Return each line of the records holding the string "LaTeX".

Data extracted from a collection:
>> Start

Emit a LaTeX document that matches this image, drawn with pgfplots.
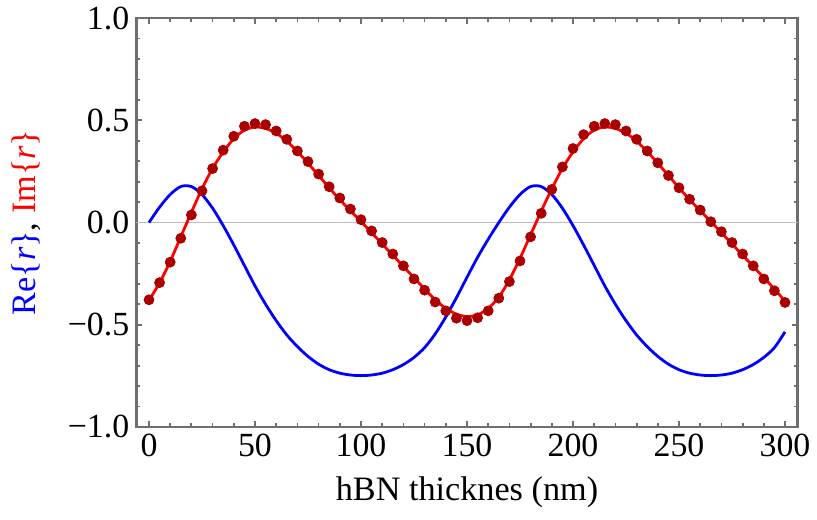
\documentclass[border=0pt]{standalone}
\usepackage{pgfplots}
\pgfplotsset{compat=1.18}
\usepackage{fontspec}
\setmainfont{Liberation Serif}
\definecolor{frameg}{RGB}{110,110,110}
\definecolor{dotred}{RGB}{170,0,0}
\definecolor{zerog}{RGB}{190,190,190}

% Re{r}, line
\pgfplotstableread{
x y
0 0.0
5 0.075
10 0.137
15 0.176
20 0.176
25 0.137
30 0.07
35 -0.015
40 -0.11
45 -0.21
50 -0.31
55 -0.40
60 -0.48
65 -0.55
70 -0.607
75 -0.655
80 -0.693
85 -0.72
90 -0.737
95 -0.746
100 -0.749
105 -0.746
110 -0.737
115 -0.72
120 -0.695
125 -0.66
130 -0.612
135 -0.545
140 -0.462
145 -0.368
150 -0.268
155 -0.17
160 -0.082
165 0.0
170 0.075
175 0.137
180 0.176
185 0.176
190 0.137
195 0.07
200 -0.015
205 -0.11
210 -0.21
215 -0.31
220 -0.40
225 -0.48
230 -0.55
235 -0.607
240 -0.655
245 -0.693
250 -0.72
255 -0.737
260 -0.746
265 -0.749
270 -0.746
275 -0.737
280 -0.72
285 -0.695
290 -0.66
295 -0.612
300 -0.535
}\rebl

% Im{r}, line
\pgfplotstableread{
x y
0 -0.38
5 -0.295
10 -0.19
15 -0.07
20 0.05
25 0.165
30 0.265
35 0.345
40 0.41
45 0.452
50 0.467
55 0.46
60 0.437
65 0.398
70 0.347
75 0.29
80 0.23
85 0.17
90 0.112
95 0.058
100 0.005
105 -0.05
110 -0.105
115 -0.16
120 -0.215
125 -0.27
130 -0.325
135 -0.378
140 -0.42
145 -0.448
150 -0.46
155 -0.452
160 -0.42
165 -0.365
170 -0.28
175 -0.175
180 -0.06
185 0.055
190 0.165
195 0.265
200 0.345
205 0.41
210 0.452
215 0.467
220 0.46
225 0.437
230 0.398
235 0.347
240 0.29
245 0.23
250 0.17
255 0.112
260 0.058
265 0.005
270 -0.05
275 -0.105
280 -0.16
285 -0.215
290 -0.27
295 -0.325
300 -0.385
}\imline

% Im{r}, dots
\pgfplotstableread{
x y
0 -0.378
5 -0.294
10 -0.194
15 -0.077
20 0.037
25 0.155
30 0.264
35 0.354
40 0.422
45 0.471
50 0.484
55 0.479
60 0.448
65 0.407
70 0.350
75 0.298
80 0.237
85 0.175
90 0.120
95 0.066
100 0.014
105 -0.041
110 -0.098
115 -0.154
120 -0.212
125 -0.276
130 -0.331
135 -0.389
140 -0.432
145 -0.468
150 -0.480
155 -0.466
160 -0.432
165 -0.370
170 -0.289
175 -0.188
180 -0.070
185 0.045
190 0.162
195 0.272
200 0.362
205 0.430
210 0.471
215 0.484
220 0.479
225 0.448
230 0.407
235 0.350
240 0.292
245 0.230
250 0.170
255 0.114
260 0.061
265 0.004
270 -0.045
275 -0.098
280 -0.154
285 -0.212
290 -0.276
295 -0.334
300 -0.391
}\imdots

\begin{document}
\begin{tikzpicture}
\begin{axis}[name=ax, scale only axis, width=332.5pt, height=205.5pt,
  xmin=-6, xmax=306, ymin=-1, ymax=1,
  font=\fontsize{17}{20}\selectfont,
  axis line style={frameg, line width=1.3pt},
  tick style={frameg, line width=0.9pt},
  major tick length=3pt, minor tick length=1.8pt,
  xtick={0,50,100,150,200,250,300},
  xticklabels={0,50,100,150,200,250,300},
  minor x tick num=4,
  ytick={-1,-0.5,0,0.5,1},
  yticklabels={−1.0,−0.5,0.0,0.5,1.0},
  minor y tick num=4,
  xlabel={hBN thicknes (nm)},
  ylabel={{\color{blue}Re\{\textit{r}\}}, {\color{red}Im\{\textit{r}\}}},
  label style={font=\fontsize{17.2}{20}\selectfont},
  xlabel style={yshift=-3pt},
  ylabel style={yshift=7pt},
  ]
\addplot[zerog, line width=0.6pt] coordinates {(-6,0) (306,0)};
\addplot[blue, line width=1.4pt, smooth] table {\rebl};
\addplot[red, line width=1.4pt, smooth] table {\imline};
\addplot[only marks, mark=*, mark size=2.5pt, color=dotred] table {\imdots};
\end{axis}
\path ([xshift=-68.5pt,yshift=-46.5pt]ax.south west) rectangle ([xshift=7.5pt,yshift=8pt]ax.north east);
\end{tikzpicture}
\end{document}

>> End
>> Start

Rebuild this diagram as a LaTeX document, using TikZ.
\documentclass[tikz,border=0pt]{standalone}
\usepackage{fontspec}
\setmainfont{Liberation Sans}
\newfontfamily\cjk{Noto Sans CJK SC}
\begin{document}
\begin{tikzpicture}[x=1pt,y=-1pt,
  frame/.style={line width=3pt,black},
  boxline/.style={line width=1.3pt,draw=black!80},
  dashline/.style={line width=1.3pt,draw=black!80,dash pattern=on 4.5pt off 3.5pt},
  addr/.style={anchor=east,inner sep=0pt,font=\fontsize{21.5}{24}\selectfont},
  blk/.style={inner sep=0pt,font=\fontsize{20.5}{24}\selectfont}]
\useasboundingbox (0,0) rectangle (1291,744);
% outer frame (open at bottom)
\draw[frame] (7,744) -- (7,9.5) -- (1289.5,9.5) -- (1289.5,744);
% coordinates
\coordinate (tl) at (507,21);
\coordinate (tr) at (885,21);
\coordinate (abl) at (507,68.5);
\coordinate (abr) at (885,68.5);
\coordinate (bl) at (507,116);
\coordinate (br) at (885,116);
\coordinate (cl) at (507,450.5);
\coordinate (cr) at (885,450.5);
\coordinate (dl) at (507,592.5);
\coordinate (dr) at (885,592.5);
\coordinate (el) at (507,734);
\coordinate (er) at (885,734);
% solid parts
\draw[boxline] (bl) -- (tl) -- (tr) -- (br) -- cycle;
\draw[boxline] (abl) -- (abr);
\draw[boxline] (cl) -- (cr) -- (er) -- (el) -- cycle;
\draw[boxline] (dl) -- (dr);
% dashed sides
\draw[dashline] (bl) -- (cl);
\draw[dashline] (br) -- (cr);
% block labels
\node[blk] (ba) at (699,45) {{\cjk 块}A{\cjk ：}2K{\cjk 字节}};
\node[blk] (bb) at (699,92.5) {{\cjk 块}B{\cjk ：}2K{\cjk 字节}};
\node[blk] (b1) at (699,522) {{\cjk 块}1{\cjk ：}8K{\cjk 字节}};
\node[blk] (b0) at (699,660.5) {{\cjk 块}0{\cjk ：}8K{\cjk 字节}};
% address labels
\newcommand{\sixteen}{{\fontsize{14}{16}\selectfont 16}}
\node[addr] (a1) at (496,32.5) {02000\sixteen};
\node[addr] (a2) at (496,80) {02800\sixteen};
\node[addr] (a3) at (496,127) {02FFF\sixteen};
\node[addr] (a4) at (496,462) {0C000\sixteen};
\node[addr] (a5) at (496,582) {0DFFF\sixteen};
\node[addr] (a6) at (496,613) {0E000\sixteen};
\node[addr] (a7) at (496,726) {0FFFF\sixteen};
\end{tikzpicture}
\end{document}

>> End

● **Full solution**
Emit a LaTeX document that matches this image, drawn with pgfplots.
Rebuild this diagram as a LaTeX document, using TikZ.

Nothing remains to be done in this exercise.